— START OF Records shown —
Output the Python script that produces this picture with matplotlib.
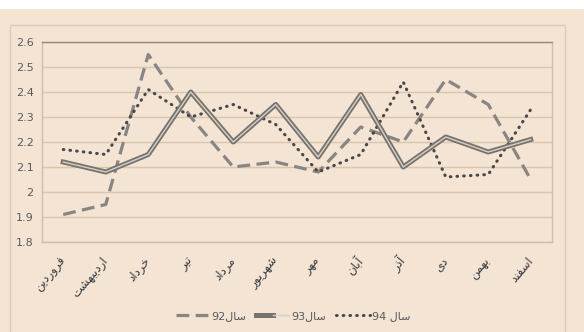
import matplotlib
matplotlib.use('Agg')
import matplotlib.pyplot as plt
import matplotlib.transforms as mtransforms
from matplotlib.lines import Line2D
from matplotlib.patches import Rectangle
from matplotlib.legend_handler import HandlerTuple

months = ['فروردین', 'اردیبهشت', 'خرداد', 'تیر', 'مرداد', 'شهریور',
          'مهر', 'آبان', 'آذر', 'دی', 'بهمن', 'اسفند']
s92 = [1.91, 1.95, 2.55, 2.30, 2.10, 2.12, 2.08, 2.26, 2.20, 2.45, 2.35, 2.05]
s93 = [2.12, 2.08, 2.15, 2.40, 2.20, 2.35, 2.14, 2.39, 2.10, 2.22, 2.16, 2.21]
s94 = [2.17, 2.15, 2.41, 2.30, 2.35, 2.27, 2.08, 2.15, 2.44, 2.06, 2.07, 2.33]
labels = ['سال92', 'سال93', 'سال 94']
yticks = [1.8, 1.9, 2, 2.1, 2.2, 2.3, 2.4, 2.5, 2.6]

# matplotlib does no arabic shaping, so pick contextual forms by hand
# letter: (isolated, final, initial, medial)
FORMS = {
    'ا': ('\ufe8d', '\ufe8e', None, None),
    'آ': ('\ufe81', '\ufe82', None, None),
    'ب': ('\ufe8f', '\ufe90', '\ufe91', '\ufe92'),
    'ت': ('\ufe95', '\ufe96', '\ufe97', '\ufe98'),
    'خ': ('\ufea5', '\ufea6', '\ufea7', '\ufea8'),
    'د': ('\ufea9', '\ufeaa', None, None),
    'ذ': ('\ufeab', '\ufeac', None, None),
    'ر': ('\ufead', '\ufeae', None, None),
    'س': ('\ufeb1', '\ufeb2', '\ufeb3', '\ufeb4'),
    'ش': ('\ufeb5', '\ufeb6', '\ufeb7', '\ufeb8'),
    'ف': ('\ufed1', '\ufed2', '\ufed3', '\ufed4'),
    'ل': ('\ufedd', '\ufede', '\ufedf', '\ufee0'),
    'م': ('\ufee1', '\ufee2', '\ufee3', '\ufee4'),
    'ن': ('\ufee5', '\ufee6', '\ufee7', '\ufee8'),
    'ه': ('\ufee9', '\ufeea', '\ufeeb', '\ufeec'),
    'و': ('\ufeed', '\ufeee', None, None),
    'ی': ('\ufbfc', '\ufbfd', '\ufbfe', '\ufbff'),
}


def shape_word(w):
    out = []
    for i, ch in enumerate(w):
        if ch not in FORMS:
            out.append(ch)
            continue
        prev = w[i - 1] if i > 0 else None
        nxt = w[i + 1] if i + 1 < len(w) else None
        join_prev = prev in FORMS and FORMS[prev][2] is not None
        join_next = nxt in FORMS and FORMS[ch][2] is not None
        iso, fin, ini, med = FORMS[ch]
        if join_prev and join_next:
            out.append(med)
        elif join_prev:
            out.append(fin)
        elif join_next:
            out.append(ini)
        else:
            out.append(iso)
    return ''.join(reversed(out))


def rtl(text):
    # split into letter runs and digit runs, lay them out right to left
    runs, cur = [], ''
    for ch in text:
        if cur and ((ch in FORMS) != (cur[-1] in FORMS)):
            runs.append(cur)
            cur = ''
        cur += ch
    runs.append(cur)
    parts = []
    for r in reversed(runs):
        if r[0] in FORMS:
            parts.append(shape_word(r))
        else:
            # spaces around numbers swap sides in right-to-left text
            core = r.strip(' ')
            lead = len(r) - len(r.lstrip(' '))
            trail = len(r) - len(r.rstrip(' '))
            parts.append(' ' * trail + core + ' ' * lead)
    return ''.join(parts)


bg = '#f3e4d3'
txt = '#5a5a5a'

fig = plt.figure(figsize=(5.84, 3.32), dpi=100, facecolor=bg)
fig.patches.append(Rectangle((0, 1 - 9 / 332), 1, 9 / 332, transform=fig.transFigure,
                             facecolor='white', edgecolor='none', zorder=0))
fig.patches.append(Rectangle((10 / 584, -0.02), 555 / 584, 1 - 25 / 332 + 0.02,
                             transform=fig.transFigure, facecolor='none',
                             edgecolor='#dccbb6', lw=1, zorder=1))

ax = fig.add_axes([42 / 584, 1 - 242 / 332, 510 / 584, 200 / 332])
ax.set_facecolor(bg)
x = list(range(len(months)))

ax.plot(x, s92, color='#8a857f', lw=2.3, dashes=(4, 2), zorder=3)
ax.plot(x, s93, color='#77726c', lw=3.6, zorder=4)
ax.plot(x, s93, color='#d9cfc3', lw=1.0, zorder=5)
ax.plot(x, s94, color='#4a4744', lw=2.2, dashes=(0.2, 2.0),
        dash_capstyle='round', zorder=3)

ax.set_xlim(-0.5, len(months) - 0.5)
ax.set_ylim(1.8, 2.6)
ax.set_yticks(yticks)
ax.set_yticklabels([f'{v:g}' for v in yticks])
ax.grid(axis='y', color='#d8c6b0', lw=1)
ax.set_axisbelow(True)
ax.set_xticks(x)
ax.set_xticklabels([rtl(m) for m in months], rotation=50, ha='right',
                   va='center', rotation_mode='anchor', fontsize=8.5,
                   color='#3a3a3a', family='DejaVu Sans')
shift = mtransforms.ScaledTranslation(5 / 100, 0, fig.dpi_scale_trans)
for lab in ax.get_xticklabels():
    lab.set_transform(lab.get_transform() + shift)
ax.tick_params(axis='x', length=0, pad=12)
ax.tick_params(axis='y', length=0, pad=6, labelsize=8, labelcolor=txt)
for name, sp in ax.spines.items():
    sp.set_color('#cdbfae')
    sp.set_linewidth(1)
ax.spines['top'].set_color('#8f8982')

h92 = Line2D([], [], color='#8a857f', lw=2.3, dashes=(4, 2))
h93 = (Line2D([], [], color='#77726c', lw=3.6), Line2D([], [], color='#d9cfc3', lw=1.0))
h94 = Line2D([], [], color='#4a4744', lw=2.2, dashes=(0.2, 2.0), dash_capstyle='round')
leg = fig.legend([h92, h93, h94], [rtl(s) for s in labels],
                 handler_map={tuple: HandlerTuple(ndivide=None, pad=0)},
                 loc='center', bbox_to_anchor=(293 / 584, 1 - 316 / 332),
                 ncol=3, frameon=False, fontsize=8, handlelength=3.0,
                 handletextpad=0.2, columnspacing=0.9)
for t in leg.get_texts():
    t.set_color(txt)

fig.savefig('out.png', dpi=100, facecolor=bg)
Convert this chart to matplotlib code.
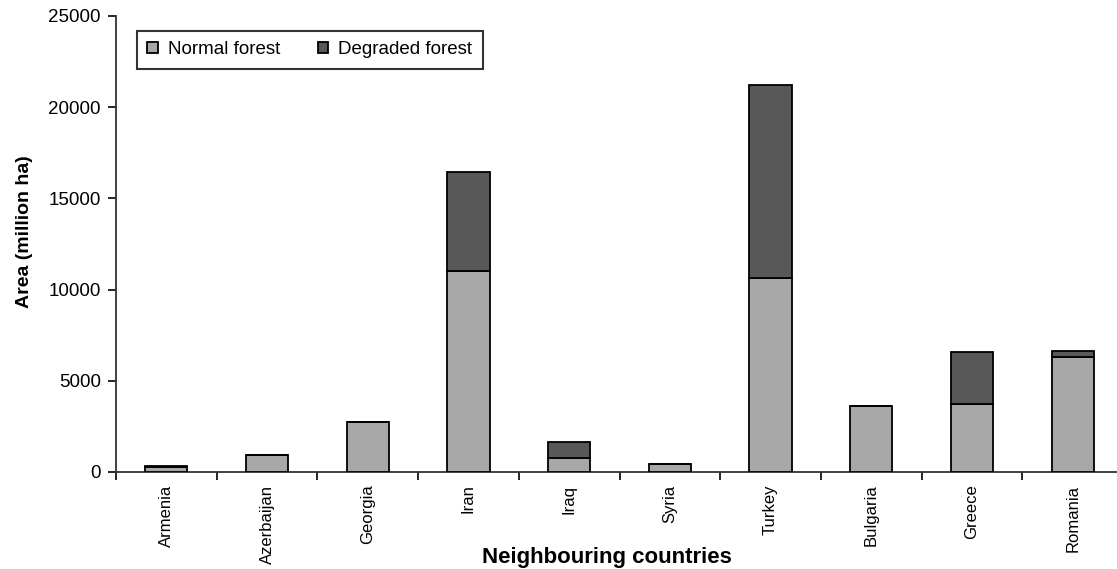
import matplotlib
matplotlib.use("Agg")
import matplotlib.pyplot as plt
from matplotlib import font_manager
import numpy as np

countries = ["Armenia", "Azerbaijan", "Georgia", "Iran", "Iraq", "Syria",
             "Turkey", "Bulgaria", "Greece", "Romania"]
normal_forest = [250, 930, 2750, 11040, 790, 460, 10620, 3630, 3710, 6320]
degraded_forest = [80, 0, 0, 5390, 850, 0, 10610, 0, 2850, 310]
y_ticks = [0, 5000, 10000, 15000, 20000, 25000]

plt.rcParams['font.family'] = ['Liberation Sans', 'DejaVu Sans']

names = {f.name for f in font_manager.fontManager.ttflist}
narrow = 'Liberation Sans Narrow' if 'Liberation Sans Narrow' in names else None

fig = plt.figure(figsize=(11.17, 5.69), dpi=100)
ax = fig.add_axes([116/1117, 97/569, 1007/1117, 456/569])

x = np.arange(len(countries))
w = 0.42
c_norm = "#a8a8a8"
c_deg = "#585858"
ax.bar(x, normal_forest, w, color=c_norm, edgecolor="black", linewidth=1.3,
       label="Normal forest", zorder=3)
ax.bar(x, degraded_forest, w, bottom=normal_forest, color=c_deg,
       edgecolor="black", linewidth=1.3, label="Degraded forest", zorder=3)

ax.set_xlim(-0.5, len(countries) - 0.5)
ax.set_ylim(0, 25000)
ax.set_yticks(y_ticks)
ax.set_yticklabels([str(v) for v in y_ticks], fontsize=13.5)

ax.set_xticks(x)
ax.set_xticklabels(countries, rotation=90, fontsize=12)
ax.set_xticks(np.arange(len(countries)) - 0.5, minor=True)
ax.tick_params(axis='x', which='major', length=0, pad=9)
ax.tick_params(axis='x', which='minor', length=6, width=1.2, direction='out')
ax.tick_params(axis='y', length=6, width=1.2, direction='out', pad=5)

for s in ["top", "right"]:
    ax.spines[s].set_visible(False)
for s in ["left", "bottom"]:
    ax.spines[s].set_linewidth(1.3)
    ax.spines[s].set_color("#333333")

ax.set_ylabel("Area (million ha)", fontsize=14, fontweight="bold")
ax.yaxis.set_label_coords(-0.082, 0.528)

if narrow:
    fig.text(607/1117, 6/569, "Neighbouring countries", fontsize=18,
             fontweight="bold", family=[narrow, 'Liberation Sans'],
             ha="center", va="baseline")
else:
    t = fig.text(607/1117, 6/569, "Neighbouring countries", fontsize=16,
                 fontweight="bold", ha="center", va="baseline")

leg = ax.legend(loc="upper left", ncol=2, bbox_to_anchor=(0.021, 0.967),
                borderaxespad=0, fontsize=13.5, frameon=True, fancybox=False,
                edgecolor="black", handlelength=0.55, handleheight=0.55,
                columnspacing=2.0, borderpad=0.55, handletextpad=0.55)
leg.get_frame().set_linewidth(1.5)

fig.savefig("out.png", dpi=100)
— END OF Records shown —
▶ [Instruction] Across the data, tally the lines containing "this" and give back the number alone.

▶ [Full answer] 2